Durante el último tercio de metraje los acontecimientos se suceden a un ritmo atropellado, como si Moxey tuviera prisa para cerrar un relato que deviene más previsible e ingenuo a medida que se acerca a su feliz resolución: Patricia será secuestrada por los miembros de la secta, que pondrán fin a la vida del reverendo sin poder evitar que sus últimas palabras muestren a Richard la única manera de poner fin a sus atrocidades, la sombra de una cruz. Buscando a Patricia, Richard rescatará a Tom, que ha conseguido llegar malherido hasta el pueblo, y juntos impedirán finalmente el sacrificio: tambaleándose y más muerto que vivo después que Elizabeth le haya lanzado una daga, Bill arrancará una enorme cruz de una de las lápidas del cementerio donde Elizabeth, Jethrow y ahora también Driscoll pretenden consumar su ofrenda definitiva a Lucifer; al proyectar su sombra, los encapuchados reunidos alrededor del altar del sacrificio se consumirán en llamas con horribles gritos de agonía.
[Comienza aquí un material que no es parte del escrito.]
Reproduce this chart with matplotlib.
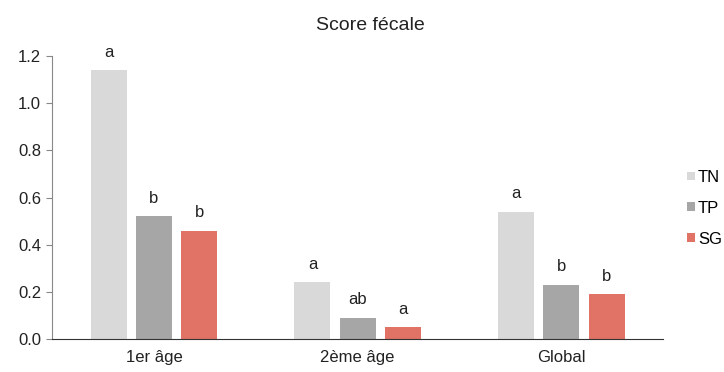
import numpy as np
import matplotlib.pyplot as plt

plt.rcParams['font.family'] = ['Liberation Sans', 'DejaVu Sans']

categories = ['1er âge', '2ème âge', 'Global']
series = ['TN', 'TP', 'SG']
values = {
    'TN': [1.14, 0.24, 0.54],
    'TP': [0.52, 0.09, 0.23],
    'SG': [0.46, 0.05, 0.19],
}
letters = {
    'TN': ['a', 'a', 'a'],
    'TP': ['b', 'ab', 'b'],
    'SG': ['b', 'a', 'b'],
}
colors = {'TN': '#D9D9D9', 'TP': '#A6A6A6', 'SG': '#E07266'}

fig = plt.figure(figsize=(7.24, 3.72), dpi=100)
ax = fig.add_axes([0.072, 0.089, 0.844, 0.760])

x = np.arange(len(categories))
width = 0.177
step = 0.222
for i, s in enumerate(series):
    pos = x + (i - 1) * step
    ax.bar(pos, values[s], width, color=colors[s], label=s)
    for xp, v, lab in zip(pos, values[s], letters[s]):
        ax.text(xp, v + 0.045, lab, ha='center', va='bottom', fontsize=12, color='#222222')

ax.set_xlim(-0.5, 2.5)
ax.set_ylim(0, 1.2)
ticks = np.arange(0, 1.21, 0.2)
ax.set_yticks(ticks)
ax.set_yticklabels([f'{t:.1f}' for t in ticks], fontsize=12, color='#222222')
ax.set_xticks(x)
ax.set_xticklabels(categories, fontsize=12, color='#222222')
ax.tick_params(axis='x', length=0, pad=8)
ax.tick_params(axis='y', length=4, color='#888888', pad=4)
for sp in ['top', 'right']:
    ax.spines[sp].set_visible(False)
ax.spines['left'].set_color('#888888')
ax.spines['bottom'].set_color('#333333')

# title is centred on the whole chart area, not on the plot
fig.text(0.512, 0.932, 'Score fécale', fontsize=14, color='#222222', ha='center', va='center')

ax.legend(loc='center left', bbox_to_anchor=(1.039, 0.462), frameon=False, fontsize=12,
          handlelength=0.45, handleheight=0.45, handletextpad=0.2, labelspacing=0.95,
          borderpad=0, borderaxespad=0)

fig.savefig('out.png', dpi=100)
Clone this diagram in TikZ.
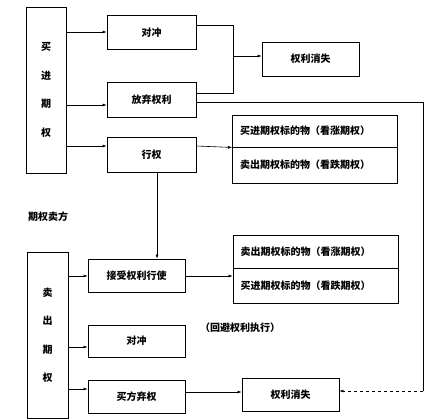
\documentclass[tikz,border=0pt]{standalone}
\usepackage{fontspec}
\setmainfont{Noto Sans CJK SC}
\usetikzlibrary{arrows.meta}
\begin{document}
\begin{tikzpicture}[x=1pt,y=-1pt,
  font=\fontsize{10}{12}\selectfont\bfseries,
  box/.style={draw,line width=0.9pt,rectangle,inner sep=0pt,anchor=center},
  side/.style={box,align=center,font=\fontsize{10}{28.5}\selectfont\bfseries},
  conn/.style={line width=0.6pt},
  arr/.style={conn,-{Latex[length=4pt,width=3pt]}}]
\useasboundingbox (0,0) rectangle (434,420);
% buyer side
\node[side,minimum width=40pt,minimum height=166pt] (buy) at (46,90) {买\\进\\期\\权};
\node[box,minimum width=89pt,minimum height=34pt] (hedgeA) at (151.5,32.5) {对冲};
\node[box,minimum width=89pt,minimum height=35pt] (waive) at (151.5,99.5) {放弃权利};
\node[box,minimum width=89pt,minimum height=35pt] (exer) at (151.5,154.5) {行权};
\node[box,minimum width=97pt,minimum height=34pt] (lostA) at (310.5,59) {权利消失};
\node[box,minimum width=165pt,minimum height=32pt,align=left,text width=150pt] (ubA) at (315,131) {买进期权标的物（看涨期权）};
\node[box,minimum width=165pt,minimum height=36pt,align=left,text width=150pt] (ubB) at (315,165) {卖出期权标的物（看跌期权）};
% seller side
\node (seller) at (48,217) {期权卖方};
\node[side,minimum width=41pt,minimum height=166pt] (sell) at (47.5,335) {卖\\出\\期\\权};
\node[box,minimum width=97pt,minimum height=33pt] (accept) at (136.5,275.5) {接受权利行使};
\node[box,minimum width=97pt,minimum height=32pt] (hedgeB) at (136.5,341) {对冲};
\node[box,minimum width=97pt,minimum height=33pt] (bwaive) at (136.5,396.5) {买方弃权};
\node[box,minimum width=165pt,minimum height=33pt,align=left,text width=150pt] (lbA) at (315.5,251.5) {卖出期权标的物（看涨期权）};
\node[box,minimum width=165pt,minimum height=35pt,align=left,text width=150pt] (lbB) at (315.5,285.5) {买进期权标的物（看跌期权）};
\node (avoid) at (240,328) {（回避权利执行）};
\node[box,minimum width=97pt,minimum height=33pt] (lostB) at (290.5,394.5) {权利消失};
% coordinates
\coordinate (jA) at (233,56);
\coordinate (cR) at (423,102);
% buyer connectors
\draw[arr] (buy.east |- 0,32) -- (hedgeA.west |- 0,32);
\draw[arr] (buy.east |- 0,105) -- (waive.west |- 0,105);
\draw[arr] (buy.east |- 0,146) -- (exer.west |- 0,146);
\draw[conn] (hedgeA.east |- 0,25) -| (jA |- 0,93) -- (waive.east |- 0,93);
\draw[arr] (jA) -- (lostA.west |- jA);
\draw[arr] (exer.east |- 0,146) -- (ubA.south west);
\draw[conn] (waive.east |- 0,102) -- (cR) -- (cR |- 0,391);
\draw[arr,dashed] (cR |- 0,391) -- (lostB.east |- 0,391);
\draw[arr] ([xshift=5.5pt]exer.south) -- ([xshift=5.5pt]exer.south |- accept.north);
% seller connectors
\draw[arr] (sell.east |- 0,276) -- (accept.west |- 0,276);
\draw[arr] (sell.east |- 0,347) -- (hedgeB.west |- 0,347);
\draw[arr] (sell.east |- 0,389) -- (bwaive.west |- 0,389);
\draw[arr] (accept.east |- 0,276) -- (lbB.west |- 0,276);
\draw[arr] (bwaive.east |- 0,392) -- (lostB.west |- 0,392);
\end{tikzpicture}
\end{document}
Richard, Patricia y el propio Bill contemplarán al final el cadáver calcinado de la bruja recostado en una de las habitaciones del hotel del horror, justo debajo de una antigua inscripción que reza que ese es exactamente el lugar dónde la bruja Elizabeth Selwyn murió quemada.
FICHA TÉCNICO-ARTÍSTICA:
Gran Bretaña, 1960. 78 minutos. B/N. Dirección: John Llewellyn Moxey Producción: Donald Taylor, para Vulcan Films Guión: George Baxt, sobre una historia de Milton Subotsky Fotografía: Desmond Dickinson Música: Douglas Gamley y Ken Jones Dirección artística: John Blezard Montaje: John Pomeroy Intérpretes: Dennis Lotis (Richard Barlow), Christopher Lee (Alan Driscoll), Patricia Jessel (Sra. Newless / Elizabeth Selwyn), Tom Naylor (Bill Maitland), Betta St. John (Patricia Russell), Venetia Stevenson (Nan Barlow), Valentine Dyall (Jethrow Keane), Ann Beach (Lottie).